#### [Direction]
Print the material below exactly as it stands, please, from its first line to the line holding "-0.6, 1.3, -0.475]", with no pictures.

Source code of charts:

-*-*-

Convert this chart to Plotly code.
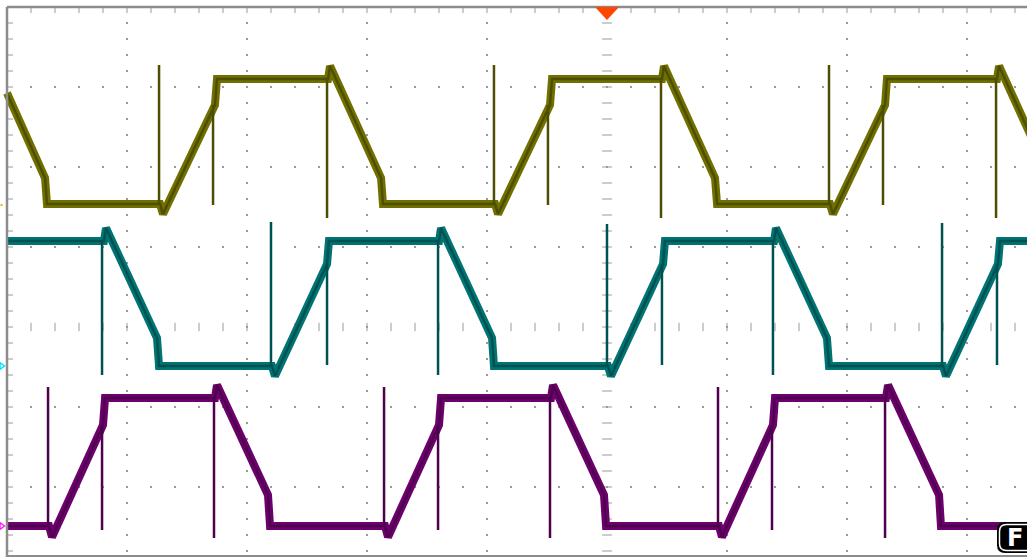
import numpy as np
import plotly.graph_objects as go

# Screen units: horizontal and vertical divisions of the scope graticule.
# Trace vertices (time [div], level [div]) for the three phase voltages.
ch1_t = [-5.0, -4.683, -4.667, -3.725, -3.7, -3.267, -3.25, -2.325, -2.308, -1.883, -1.867,
         -0.933, -0.908, -0.475, -0.458, 0.458, 0.475, 0.9, 0.917,
         1.858, 1.883, 2.317, 2.333, 3.25, 3.267, 3.692]
ch1_v = [2.925, 1.8625, 1.5375, 1.5375, 1.4125, 2.775, 3.1, 3.1, 3.2625, 1.8625, 1.5375,
         1.5375, 1.4125, 2.775, 3.1, 3.1, 3.2625, 1.8625, 1.5375,
         1.5375, 1.4125, 2.775, 3.1, 3.1, 3.2625, 1.8625]

ch2_t = [-5.0, -4.192, -4.175, -3.75, -3.733, -2.792, -2.767, -2.333, -2.317, -1.4, -1.383,
         -0.958, -0.942, 0.008, 0.033, 0.467, 0.483, 1.392, 1.408, 1.833, 1.85,
         2.8, 2.825, 3.258, 3.275, 3.5]
ch2_v = [1.075, 1.075, 1.2375, -0.1375, -0.4875, -0.4875, -0.6125, 0.7875, 1.075, 1.075, 1.2375,
         -0.1375, -0.4875, -0.4875, -0.6125, 0.7875, 1.075, 1.075, 1.2375, -0.1375, -0.4875,
         -0.4875, -0.6125, 0.7875, 1.075, 1.075]

ch3_t = [-5.0, -4.65, -4.625, -4.2, -4.183, -3.267, -3.25, -2.825, -2.808, -1.85, -1.825,
         -1.4, -1.383, -0.467, -0.45, -0.025, -0.008, 0.933, 0.958, 1.383, 1.4,
         2.325, 2.342, 2.767, 2.783, 3.5]
ch3_v = [-2.4875, -2.4875, -2.625, -1.225, -0.8875, -0.8875, -0.725, -2.1, -2.4875, -2.4875, -2.625,
         -1.225, -0.8875, -0.8875, -0.725, -2.1, -2.4875, -2.4875, -2.625, -1.225, -0.8875,
         -0.8875, -0.725, -2.1, -2.4875, -2.4875]

# Switching spikes: time, start level, end level
ch1_spike_t = [-3.733, -3.283, -2.333, -0.942, -0.492, 0.45, 1.85, 2.3, 3.242]
ch1_spike_a = [1.5375, 2.775, 3.1, 1.5375, 2.775, 3.1, 1.5375, 2.775, 3.1]
ch1_spike_b = [3.275, 1.525, 1.3625, 3.275, 1.525, 1.3625, 3.275, 1.525, 1.3625]

ch2_spike_t = [-4.208, -2.8, -2.333, -1.408, 0.0, 0.458, 1.383, 2.792, 3.25]
ch2_spike_a = [1.075, -0.4875, 0.7875, 1.075, -0.4875, 0.7875, 1.075, -0.4875, 0.7875]
ch2_spike_b = [-0.6, 1.3125, -0.475, -0.6, 1.2875, -0.475, -0.6, 1.3, -0.475]

ch3_spike_t = [-4.658, -4.208, -3.275, -1.858, -1.408, -0.475, 0.925, 1.375, 2.317]
ch3_spike_a = [-2.4875, -1.225, -0.8875, -2.4875, -1.225, -0.8875, -2.4875, -1.225, -0.8875]
ch3_spike_b = [-0.75, -2.5375, -2.6375, -0.75, -2.5375, -2.6375, -0.75, -2.5375, -2.6375]

channels = [
    (ch1_t, ch1_v, ch1_spike_t, ch1_spike_a, ch1_spike_b, "#707000", "#4e4e00"),
    (ch2_t, ch2_v, ch2_spike_t, ch2_spike_a, ch2_spike_b, "#007373", "#005252"),
    (ch3_t, ch3_v, ch3_spike_t, ch3_spike_a, ch3_spike_b, "#6e006e", "#4e004e"),
]

X0, X1 = -5 - 7 / 120, 3.5
Y0, Y1 = 4.0875 - 557 / 80, 4.0875
GRID = "#9a9a9a"

fig = go.Figure()

# Graticule dots on the major division lines
dx, dy = [], []
for gx in [-4, -3, -2, -1, 1, 2, 3]:
    for gy in np.arange(-2.8, 3.81, 0.2):
        dx.append(gx); dy.append(gy)
for gy in [-2, -1, 1, 2, 3]:
    for gx in np.arange(-4.8, 3.41, 0.2):
        dx.append(gx); dy.append(gy)
fig.add_trace(go.Scatter(x=dx, y=dy, mode="markers", hoverinfo="skip",
                         marker=dict(symbol="square", size=2, color=GRID, line=dict(width=0))))

# Minor ticks on the centre cross and along the borders
cx = np.arange(-4.8, 3.41, 0.2)
fig.add_trace(go.Scatter(x=cx, y=np.zeros_like(cx), mode="markers", hoverinfo="skip",
                         marker=dict(symbol="line-ns", size=6, line=dict(width=1, color=GRID))))
cy = np.arange(-2.8, 3.81, 0.2)
fig.add_trace(go.Scatter(x=np.zeros_like(cy), y=cy, mode="markers", hoverinfo="skip",
                         marker=dict(symbol="line-ew", size=7, line=dict(width=1, color=GRID))))
fig.add_trace(go.Scatter(x=cx, y=np.full_like(cx, 4 - 2.5 / 80), mode="markers", hoverinfo="skip",
                         marker=dict(symbol="line-ns", size=5, line=dict(width=1, color=GRID))))
fig.add_trace(go.Scatter(x=np.full_like(cy, -5 + 2.5 / 120), y=cy, mode="markers", hoverinfo="skip",
                         marker=dict(symbol="line-ew", size=5, line=dict(width=1, color=GRID))))

# Phase traces
for t, v, st, sa, sb, col, dark in channels:
    fig.add_trace(go.Scatter(x=t, y=v, mode="lines", hoverinfo="skip",
                             line=dict(color=col, width=8)))
    fig.add_trace(go.Scatter(x=t, y=v, mode="lines", hoverinfo="skip",
                             line=dict(color=dark, width=2.5)))
    sx, sy = [], []
    for a, b, c in zip(st, sa, sb):
        sx += [a, a, None]
        sy += [b, c, None]
    fig.add_trace(go.Scatter(x=sx, y=sy, mode="lines", hoverinfo="skip",
                             line=dict(color=dark, width=2.5)))

shapes = []
# Border lines
shapes.append(dict(type="line", xref="x", yref="y", x0=-5, x1=-5, y0=Y0, y1=4,
                   line=dict(color="#8c8c8c", width=2.5)))
shapes.append(dict(type="line", xref="x", yref="y", x0=-5, x1=X1, y0=4, y1=4,
                   line=dict(color="#8c8c8c", width=2.5)))
shapes.append(dict(type="line", xref="x", yref="y", x0=-5, x1=X1, y0=4.0875 - 556 / 80,
                   y1=4.0875 - 556 / 80, line=dict(color="#8c8c8c", width=2)))

# Trigger position marker
shapes.append(dict(type="path", xref="x", yref="y",
                   path=f"M {-12/120} 4 L {12/120} 4 L 0 {4 - 13/80} Z",
                   fillcolor="#ff4500", line=dict(width=0)))


def rounded(xa, xb, ya, yb, r):
    rx, ry = r / 120, r / 80
    return (f"M {xa+rx} {yb} L {xb-rx} {yb} Q {xb} {yb} {xb} {yb-ry} L {xb} {ya+ry} "
            f"Q {xb} {ya} {xb-rx} {ya} L {xa+rx} {ya} Q {xa} {ya} {xa} {ya+ry} "
            f"L {xa} {yb-ry} Q {xa} {yb} {xa+rx} {yb} Z")


def px_x(p):
    return X0 + p / 120


def px_y(p):
    return Y1 - p / 80


shapes.append(dict(type="path", xref="x", yref="y",
                   path=rounded(px_x(997), px_x(1045), px_y(553), px_y(522), 8),
                   fillcolor="black", line=dict(width=0)))
shapes.append(dict(type="path", xref="x", yref="y",
                   path=rounded(px_x(999.5), px_x(1042), px_y(550.5), px_y(524.5), 7),
                   fillcolor="rgba(0,0,0,0)", line=dict(color="white", width=1.5)))

fig.update_layout(shapes=shapes)

# Channel ground-level indicators at the left edge
fig.add_trace(go.Scatter(x=[px_x(1.5)], y=[px_y(205)], mode="markers", hoverinfo="skip",
                         marker=dict(symbol="square", size=2, color="#e0c000")))
fig.add_trace(go.Scatter(x=[px_x(1.5), px_x(1.5)], y=[px_y(366), px_y(526)], mode="markers",
                         hoverinfo="skip",
                         marker=dict(symbol="triangle-right-open", size=6,
                                     color=["#00e5ff", "#ff20ff"],
                                     line=dict(width=1.5, color=["#00e5ff", "#ff20ff"]))))

fig.add_annotation(x=px_x(1015), y=px_y(538), xref="x", yref="y", text="<b>F</b>",
                   showarrow=False, font=dict(family="DejaVu Sans", size=24, color="white"))

fig.update_layout(
    width=1027, height=557, margin=dict(l=0, r=0, t=0, b=0),
    paper_bgcolor="white", plot_bgcolor="white", showlegend=False,
    xaxis=dict(range=[X0, X1], visible=False, fixedrange=True),
    yaxis=dict(range=[Y0, Y1], visible=False, fixedrange=True),
)

fig.write_html("out.html")
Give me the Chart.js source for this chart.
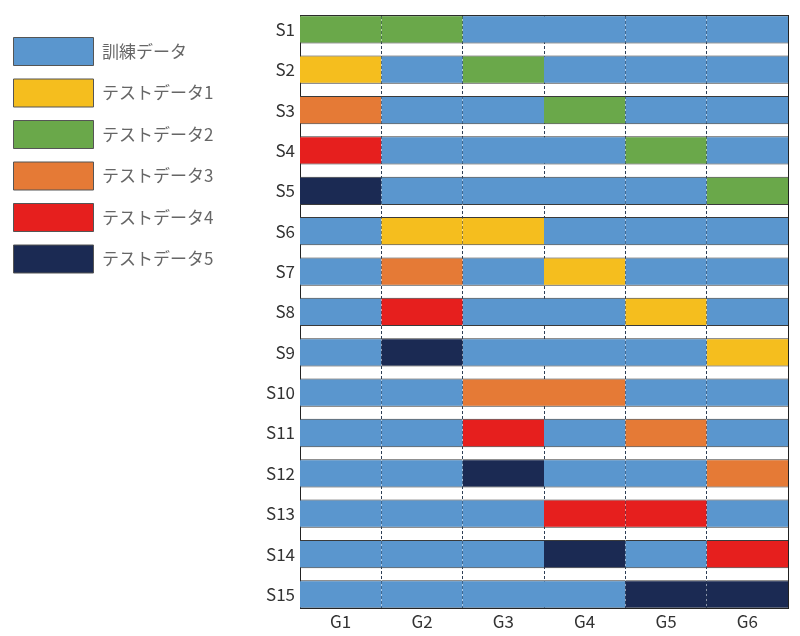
<!DOCTYPE html>
<html>
<head>
<meta charset="utf-8">
<script src="https://cdn.jsdelivr.net/npm/chart.js@4/dist/chart.umd.min.js"></script>
<style>
  html, body { margin: 0; padding: 0; background: #fff; }
  #wrap { width: 800px; height: 636px; }
</style>
</head>
<body>
<div id="wrap"><canvas id="c" width="800" height="636"></canvas></div>
<script>
// ---- data ----
const rowLabels = ['S1','S2','S3','S4','S5','S6','S7','S8','S9','S10','S11','S12','S13','S14','S15'];
const colLabels = ['G1','G2','G3','G4','G5','G6'];
const legendLabels = ['訓練データ','テストデータ1','テストデータ2','テストデータ3','テストデータ4','テストデータ5'];
const legendColors = ['#5A96CE','#F5BE1E','#6AA84A','#E57A36','#E61F1E','#1B2A53'];
// role of each cell: 0 = 訓練データ, 1..5 = テストデータn  (rows S1..S15, columns G1..G6)
const assignment = [
  [2,2,0,0,0,0],
  [1,0,2,0,0,0],
  [3,0,0,2,0,0],
  [4,0,0,0,2,0],
  [5,0,0,0,0,2],
  [0,1,1,0,0,0],
  [0,3,0,1,0,0],
  [0,4,0,0,1,0],
  [0,5,0,0,0,1],
  [0,0,3,3,0,0],
  [0,0,4,0,3,0],
  [0,0,5,0,0,3],
  [0,0,0,4,4,0],
  [0,0,0,5,0,4],
  [0,0,0,0,5,5]
];
const cellWidth = 1; // each group occupies one unit

// let the left legend be wider than Chart.js' default cap for side boxes
const LEGEND_WIDTH = 255;
const LegendEl = Chart.Legend && Chart.Legend._element;
if (LegendEl) {
  const origFit = LegendEl.prototype.fit;
  LegendEl.prototype.fit = function () {
    origFit.call(this);
    if (this.options.position === 'left') this.width = LEGEND_WIDTH;
  };
}

const edge = '#3a3a3a';
const datasets = colLabels.map((g, ci) => ({
  label: g,
  stack: 'row',
  data: rowLabels.map((s, ri) => ({ y: ri + 1, x: cellWidth })),
  backgroundColor: rowLabels.map((s, ri) => legendColors[assignment[ri][ci]]),
  borderColor: edge,
  borderWidth: { top: 1, bottom: 1, left: 0, right: 0 },
  borderSkipped: false,
  categoryPercentage: 1.0,
  barPercentage: 0.7
}));

const font = { family: "'Noto Sans CJK JP', 'Noto Sans', sans-serif", size: 17 };

new Chart(document.getElementById('c'), {
  type: 'bar',
  data: { datasets },
  options: {
    indexAxis: 'y',
    responsive: false,
    animation: false,
    layout: { padding: { top: 6, right: 11, bottom: 1, left: 0 } },
    plugins: {
      tooltip: { enabled: false },
      legend: {
        position: 'left',
        align: 'start',
        onClick: null,
        title: { display: true, text: '', padding: 0, font: { size: 10, lineHeight: 1.8 } },
        labels: {
          boxWidth: 80,
          boxHeight: 28,
          padding: 13.5,
          color: '#333',
          font: font,
          generateLabels: () => legendLabels.map((t, i) => ({
            text: t,
            fillStyle: legendColors[i],
            strokeStyle: '#555',
            lineWidth: 1,
            hidden: false,
            datasetIndex: i
          }))
        }
      }
    },
    scales: {
      x: {
        type: 'linear',
        position: 'bottom',
        stacked: true,
        min: 0,
        max: colLabels.length,
        afterBuildTicks: (s) => { s.ticks = colLabels.map((g, i) => ({ value: i + 0.5 })); },
        ticks: {
          color: '#333',
          font: font,
          padding: 3,
          autoSkip: false,
          maxRotation: 0,
          callback: (v) => colLabels[Math.round(v - 0.5)]
        },
        grid: { display: false, drawTicks: false },
        border: { display: true, color: '#222', width: 1 }
      },
      x2: {
        type: 'linear',
        position: 'top',
        min: 0,
        max: colLabels.length,
        z: 1,
        afterBuildTicks: (s) => { s.ticks = colLabels.slice(1).map((g, i) => ({ value: i + 1 })); },
        ticks: { display: false },
        grid: { drawTicks: false, color: '#2d3e55', lineWidth: 1 },
        border: { display: true, color: '#222', width: 1, dash: [3, 2] }
      },
      y: {
        type: 'linear',
        reverse: true,
        offset: false,
        min: 0.65,
        max: rowLabels.length + 0.35,
        afterBuildTicks: (s) => { s.ticks = rowLabels.map((r, i) => ({ value: i + 1 })); },
        afterFit: (s) => { s.width = 45; },
        ticks: {
          color: '#333',
          font: font,
          padding: 5,
          autoSkip: false,
          callback: (v) => rowLabels[Math.round(v) - 1]
        },
        grid: { display: false, drawTicks: false, offset: false },
        border: { display: true, color: '#222', width: 1 }
      },
      y2: {
        type: 'linear',
        position: 'right',
        min: 0,
        max: 1,
        ticks: { display: false },
        grid: { display: false, drawTicks: false },
        border: { display: true, color: '#222', width: 1 },
        afterFit: (s) => { s.width = 1; }
      }
    }
  }
});
</script>
</body>
</html>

-*-*-

#### [Task response]
Convert this chart to Plotly code.
import numpy as np
import plotly.graph_objects as go

# Screen units: horizontal and vertical divisions of the scope graticule.
# Trace vertices (time [div], level [div]) for the three phase voltages.
ch1_t = [-5.0, -4.683, -4.667, -3.725, -3.7, -3.267, -3.25, -2.325, -2.308, -1.883, -1.867,
         -0.933, -0.908, -0.475, -0.458, 0.458, 0.475, 0.9, 0.917,
         1.858, 1.883, 2.317, 2.333, 3.25, 3.267, 3.692]
ch1_v = [2.925, 1.8625, 1.5375, 1.5375, 1.4125, 2.775, 3.1, 3.1, 3.2625, 1.8625, 1.5375,
         1.5375, 1.4125, 2.775, 3.1, 3.1, 3.2625, 1.8625, 1.5375,
         1.5375, 1.4125, 2.775, 3.1, 3.1, 3.2625, 1.8625]

ch2_t = [-5.0, -4.192, -4.175, -3.75, -3.733, -2.792, -2.767, -2.333, -2.317, -1.4, -1.383,
         -0.958, -0.942, 0.008, 0.033, 0.467, 0.483, 1.392, 1.408, 1.833, 1.85,
         2.8, 2.825, 3.258, 3.275, 3.5]
ch2_v = [1.075, 1.075, 1.2375, -0.1375, -0.4875, -0.4875, -0.6125, 0.7875, 1.075, 1.075, 1.2375,
         -0.1375, -0.4875, -0.4875, -0.6125, 0.7875, 1.075, 1.075, 1.2375, -0.1375, -0.4875,
         -0.4875, -0.6125, 0.7875, 1.075, 1.075]

ch3_t = [-5.0, -4.65, -4.625, -4.2, -4.183, -3.267, -3.25, -2.825, -2.808, -1.85, -1.825,
         -1.4, -1.383, -0.467, -0.45, -0.025, -0.008, 0.933, 0.958, 1.383, 1.4,
         2.325, 2.342, 2.767, 2.783, 3.5]
ch3_v = [-2.4875, -2.4875, -2.625, -1.225, -0.8875, -0.8875, -0.725, -2.1, -2.4875, -2.4875, -2.625,
         -1.225, -0.8875, -0.8875, -0.725, -2.1, -2.4875, -2.4875, -2.625, -1.225, -0.8875,
         -0.8875, -0.725, -2.1, -2.4875, -2.4875]

# Switching spikes: time, start level, end level
ch1_spike_t = [-3.733, -3.283, -2.333, -0.942, -0.492, 0.45, 1.85, 2.3, 3.242]
ch1_spike_a = [1.5375, 2.775, 3.1, 1.5375, 2.775, 3.1, 1.5375, 2.775, 3.1]
ch1_spike_b = [3.275, 1.525, 1.3625, 3.275, 1.525, 1.3625, 3.275, 1.525, 1.3625]

ch2_spike_t = [-4.208, -2.8, -2.333, -1.408, 0.0, 0.458, 1.383, 2.792, 3.25]
ch2_spike_a = [1.075, -0.4875, 0.7875, 1.075, -0.4875, 0.7875, 1.075, -0.4875, 0.7875]
ch2_spike_b = [-0.6, 1.3125, -0.475, -0.6, 1.2875, -0.475, -0.6, 1.3, -0.475]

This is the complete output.